One of the striking things about Bartow as an artist is his flexibility. Many artists who work in a variety of mediums tend to simply transfer their signature style to the new material, imposing a painter’s vision on clay, for example. But Bartow approaches each medium on its own terms. Certainly there is his distinctive sensibility in evidence everywhere, but the concept of the piece flows from and works with the material in question. His wooden assemblages take advantage of the rough and ready nature of the materials, while his ceramics use the more fluid nature of clay. His drawings favor the precision of that medium while his graphite and pastels are dense and abstract and his acrylics are bold and layered. This, he says, is the result of having learned from his artist friends, who each enthusiastically led him into their chosen medium.
Bartow’s work is radical in some ways, and not everyone’s cup of tea.
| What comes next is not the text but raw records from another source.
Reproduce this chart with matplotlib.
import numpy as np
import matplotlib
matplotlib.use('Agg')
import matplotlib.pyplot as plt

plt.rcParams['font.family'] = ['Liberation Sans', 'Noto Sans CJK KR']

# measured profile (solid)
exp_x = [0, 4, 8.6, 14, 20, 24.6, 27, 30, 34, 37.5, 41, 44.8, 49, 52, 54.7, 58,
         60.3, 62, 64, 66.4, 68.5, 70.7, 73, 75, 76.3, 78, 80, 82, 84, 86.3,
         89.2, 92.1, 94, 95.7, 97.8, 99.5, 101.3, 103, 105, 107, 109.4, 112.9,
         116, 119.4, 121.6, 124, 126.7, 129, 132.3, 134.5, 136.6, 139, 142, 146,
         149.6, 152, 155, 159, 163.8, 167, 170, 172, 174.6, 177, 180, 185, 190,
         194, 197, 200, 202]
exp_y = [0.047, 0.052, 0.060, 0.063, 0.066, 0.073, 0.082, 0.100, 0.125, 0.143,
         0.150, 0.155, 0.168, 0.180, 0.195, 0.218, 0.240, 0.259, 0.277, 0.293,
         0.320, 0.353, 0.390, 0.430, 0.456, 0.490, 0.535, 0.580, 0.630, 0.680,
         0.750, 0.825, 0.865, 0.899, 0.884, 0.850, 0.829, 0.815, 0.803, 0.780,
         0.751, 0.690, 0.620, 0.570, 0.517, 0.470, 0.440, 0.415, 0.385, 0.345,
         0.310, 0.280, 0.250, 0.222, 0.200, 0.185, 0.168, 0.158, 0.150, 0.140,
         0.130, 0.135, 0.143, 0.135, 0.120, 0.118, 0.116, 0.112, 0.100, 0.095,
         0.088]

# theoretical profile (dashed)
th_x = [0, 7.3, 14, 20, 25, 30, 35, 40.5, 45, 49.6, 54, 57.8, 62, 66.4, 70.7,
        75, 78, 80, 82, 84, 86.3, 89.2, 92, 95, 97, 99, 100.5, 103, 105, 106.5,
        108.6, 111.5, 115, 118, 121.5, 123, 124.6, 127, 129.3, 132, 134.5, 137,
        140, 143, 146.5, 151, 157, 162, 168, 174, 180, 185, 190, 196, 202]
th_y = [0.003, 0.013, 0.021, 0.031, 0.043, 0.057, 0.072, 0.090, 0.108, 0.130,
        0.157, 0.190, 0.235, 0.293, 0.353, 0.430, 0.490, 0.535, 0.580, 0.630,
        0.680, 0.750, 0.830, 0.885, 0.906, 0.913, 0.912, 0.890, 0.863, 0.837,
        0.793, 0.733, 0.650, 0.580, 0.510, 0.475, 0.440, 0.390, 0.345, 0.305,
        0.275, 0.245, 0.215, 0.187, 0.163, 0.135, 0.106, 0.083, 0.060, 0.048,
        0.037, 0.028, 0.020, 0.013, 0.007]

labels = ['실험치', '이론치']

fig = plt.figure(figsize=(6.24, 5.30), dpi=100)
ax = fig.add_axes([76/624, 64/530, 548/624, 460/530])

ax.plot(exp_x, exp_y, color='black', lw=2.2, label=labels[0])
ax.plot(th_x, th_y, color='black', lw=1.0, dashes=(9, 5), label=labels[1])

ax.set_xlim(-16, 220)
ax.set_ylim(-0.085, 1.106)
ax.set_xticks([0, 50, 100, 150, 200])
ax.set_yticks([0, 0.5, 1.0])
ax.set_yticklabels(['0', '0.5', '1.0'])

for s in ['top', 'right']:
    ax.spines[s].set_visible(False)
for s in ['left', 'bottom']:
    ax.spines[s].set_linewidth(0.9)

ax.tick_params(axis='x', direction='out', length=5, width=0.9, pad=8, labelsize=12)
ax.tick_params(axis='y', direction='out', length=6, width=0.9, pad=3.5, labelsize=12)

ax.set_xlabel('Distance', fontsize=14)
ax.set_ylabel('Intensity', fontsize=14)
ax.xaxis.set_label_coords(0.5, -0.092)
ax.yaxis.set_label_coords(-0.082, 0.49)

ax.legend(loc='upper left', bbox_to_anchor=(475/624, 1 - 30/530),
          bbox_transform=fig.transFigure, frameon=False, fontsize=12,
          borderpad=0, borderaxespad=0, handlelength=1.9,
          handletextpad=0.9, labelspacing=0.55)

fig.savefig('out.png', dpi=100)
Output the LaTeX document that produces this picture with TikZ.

Even his family didn’t always appreciate it: “I once did a picture of my old Indian uncle, who lived next door to me, and when I showed it him he said, ‘Put it in the barn; it will keep the rats out.’ Sometime later I went to an exhibit of Pacific art, and I was just knocked out by these African pieces that had nails in them. When I came home, the first piece of wood that I came across that had nails it in was an old fence post, so I started yanking up fence posts from my uncle’s pasture and cutting them up. I was making dogs and people, and I starting pounding more nails in. My uncle just thought it was crazy. He could barely contain himself when he saw those; they made him incensed. Then, when the first one sold for $1,500 at the gallery, he started bringing me fence posts. I knew then that I was amongst the counted.”